San Francisco Designated Landmark
- Designated: December 6, 1981
- Reference no.: 146

= Jack's Restaurant =

Jack's Restaurant is a historic building and a former restaurant in the Financial District of San Francisco, California. Opened in 1864, Jack’s was the second oldest restaurant in the city for many years, following Tadich Grill. After being closed for many years, it was reopened in November 2025 as a private events space.

The building has been listed as a San Francisco Designated Landmark since 1981.

== History ==
In 1864. French-born chef George Voges opened the restaurant at 615 Sacramento Street, and named it Jack's after the jackrabbits that lived nearby. From 1996 until 1998, the building was closed for renovations and a seismic retrofit.
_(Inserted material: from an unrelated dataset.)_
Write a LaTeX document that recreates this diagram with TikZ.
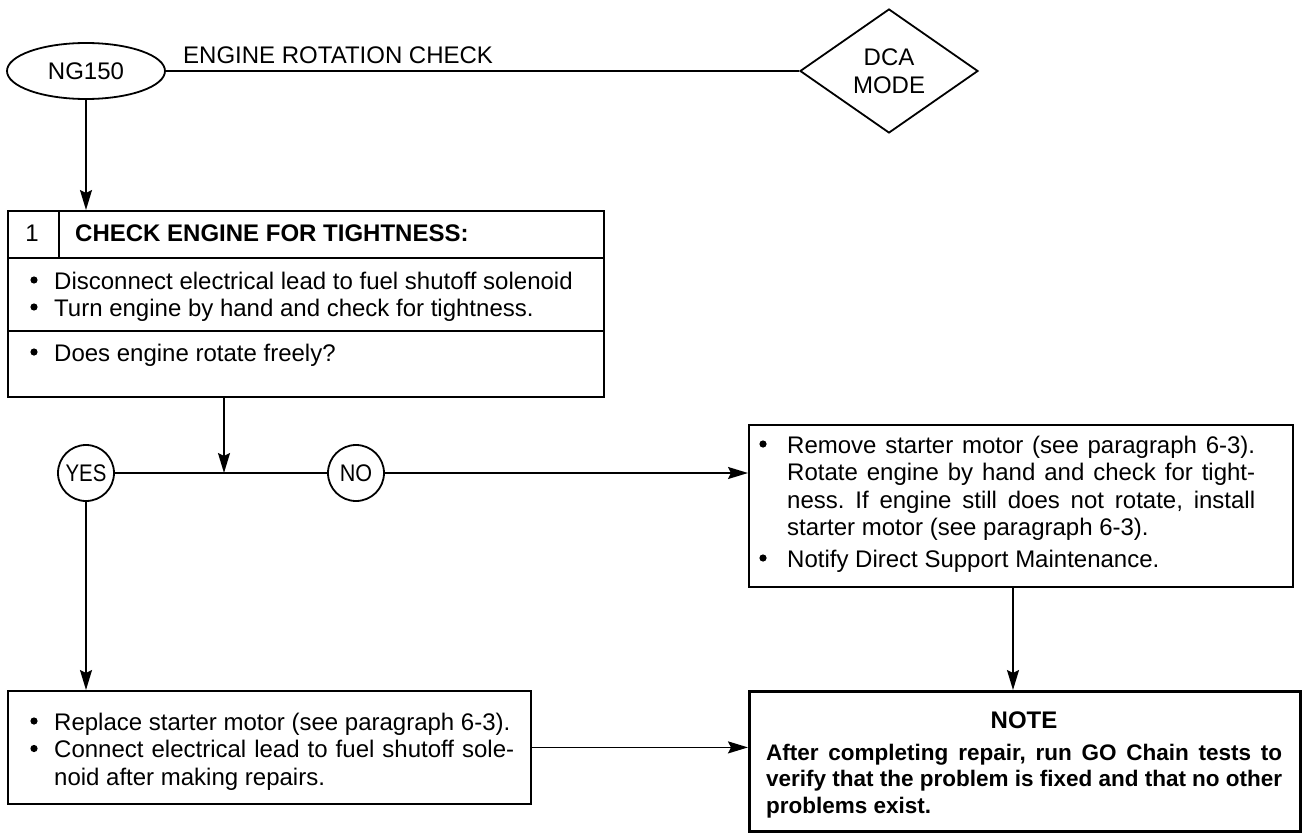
\documentclass[tikz,border=0pt]{standalone}
\usepackage{fontspec}
\setmainfont{Liberation Sans}
\usetikzlibrary{shapes.geometric,arrows.meta}
\frenchspacing
\begin{document}
\begin{tikzpicture}[x=1pt,y=-1pt,
  font=\fontsize{24}{27.5}\selectfont,
  ln/.style={line width=1.8pt},
  arr/.style={ln,-{Stealth[length=20pt,width=12pt,inset=3pt]}},
  box/.style={draw,ln,rectangle,inner sep=0pt,anchor=north west},
  tl/.style={anchor=base west,inner sep=0pt},
  bu/.style={anchor=base,inner sep=0pt},
  bf/.style={font=\fontsize{24}{27.5}\selectfont\bfseries},
  nf/.style={font=\fontsize{22.5}{26}\selectfont\bfseries},
  circ/.style={draw,ln,circle,minimum size=56pt,inner sep=0pt},
  dot/.style={fill=black},
]
\useasboundingbox (0,0) rectangle (1307,835);

% top row
\node[draw,ln,ellipse,minimum width=158pt,minimum height=56pt,inner sep=0pt] (ng) at (86,71) {NG150};
\node[draw,ln,diamond,aspect=1.4,minimum width=178pt,minimum height=124pt,inner sep=0pt,align=center] (dca) at (889,71) {DCA\\MODE};
\draw[ln] (ng.east) -- (dca.west);
\node[tl] (title) at (183,63) {ENGINE ROTATION CHECK};

% box 1
\node[box,minimum width=596pt,minimum height=186pt] (b1) at (7,210) {};
\draw[ln] (b1.west |- 0,258) -- (b1.east |- 0,258);
\draw[ln] (59,210) -- (59,258);
\node[bu] (n1) at (32,241) {1};
\node[tl,bf] (h1) at (75,241) {CHECK ENGINE FOR TIGHTNESS:};
\node[tl] (t11) at (54,289) {Disconnect electrical lead to fuel shutoff solenoid};
\node[tl] (t12) at (54,316) {Turn engine by hand and check for tightness.};
\draw[ln] (b1.west |- 0,331) -- (b1.east |- 0,331);
\node[tl] (t13) at (54,361) {Does engine rotate freely?};
\draw[arr] (ng.south) -- (ng.south |- b1.north);

% decision row
\coordinate (j) at (224,473);
\node[circ] (yes) at (86,473) {\scalebox{0.85}[1]{YES}};
\node[circ] (no) at (356,473) {\scalebox{0.9}[1]{NO}};
\draw[arr] (j |- b1.south) -- (j);
\draw[ln] (yes.east) -- (no.west);

% right box
\node[box,minimum width=544pt,minimum height=162pt] (rb) at (748,424) {};
\draw[arr] (no.east) -- (no.east -| rb.west);
\node[tl] (r1) at (787,453) {\makebox[468pt][s]{Remove starter motor (see paragraph 6-3).}};
\node[tl] (r2) at (787,480.5) {\makebox[468pt][s]{Rotate engine by hand and check for tight-}};
\node[tl] (r3) at (787,508) {\makebox[468pt][s]{ness. If engine still does not rotate, install}};
\node[tl] (r4) at (787,535.5) {starter motor (see paragraph 6-3).};
\node[tl] (r5) at (787,567) {Notify Direct Support Maintenance.};

% left box
\node[box,minimum width=523pt,minimum height=113pt] (lb) at (7,690) {};
\node[tl] (l1) at (54,730) {Replace starter motor (see paragraph 6-3).};
\node[tl] (l2) at (54,757.5) {\makebox[460pt][s]{Connect electrical lead to fuel shutoff sole-}};
\node[tl] (l3) at (54,785) {noid after making repairs.};
\draw[arr] (yes.south) -- (yes.south |- lb.north);

% bullets
\foreach \bx/\by in {34/289,34/316,34/361,763/453,763/567,34/730,34/757.5}
  \fill[dot] (\bx,\by-9) circle (3.6pt);

% note box
\node[draw,line width=3.4pt,rectangle,inner sep=0pt,anchor=north west,minimum width=551pt,minimum height=140pt] (note) at (748,690) {};
\coordinate (k) at (1013,0);
\draw[arr] (lb.east) -- (lb.east -| note.west);
\draw[arr] (k |- rb.south) -- (k |- note.north);
\node[bu,bf] (nt) at (1024,728) {NOTE};
\node[tl,nf] (o1) at (766,760) {\makebox[516pt][s]{After completing repair, run GO Chain tests to}};
\node[tl,nf] (o2) at (766,786.5) {\makebox[516pt][s]{verify that the problem is fixed and that no other}};
\node[tl,nf] (o3) at (766,813) {problems exist.};
\end{tikzpicture}
\end{document}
The sixth owners were restaurateurs Gus and John Konstin, who re-opened the restaurant in 1998.

In 2002, French-born chef Philippe Jeanty purchased Jack's, later renaming it Jeanty at Jack's, and operated it as a brasserie, until it abruptly closed in May 2009.

In June 2016, Bar Works purchased the building for a reported US$3.55 million, announcing plans to convert the location into a co-working space, with food and a bar.

In November 2025, Jack's was reopened as a private venue, described as a "civic salon", by Skylight, a venue development company. It was planned to serve French bistro food overseen by Rupert Blease, formerly of Lord Stanley, and Tommy Halvorson, formerly of Serpentine.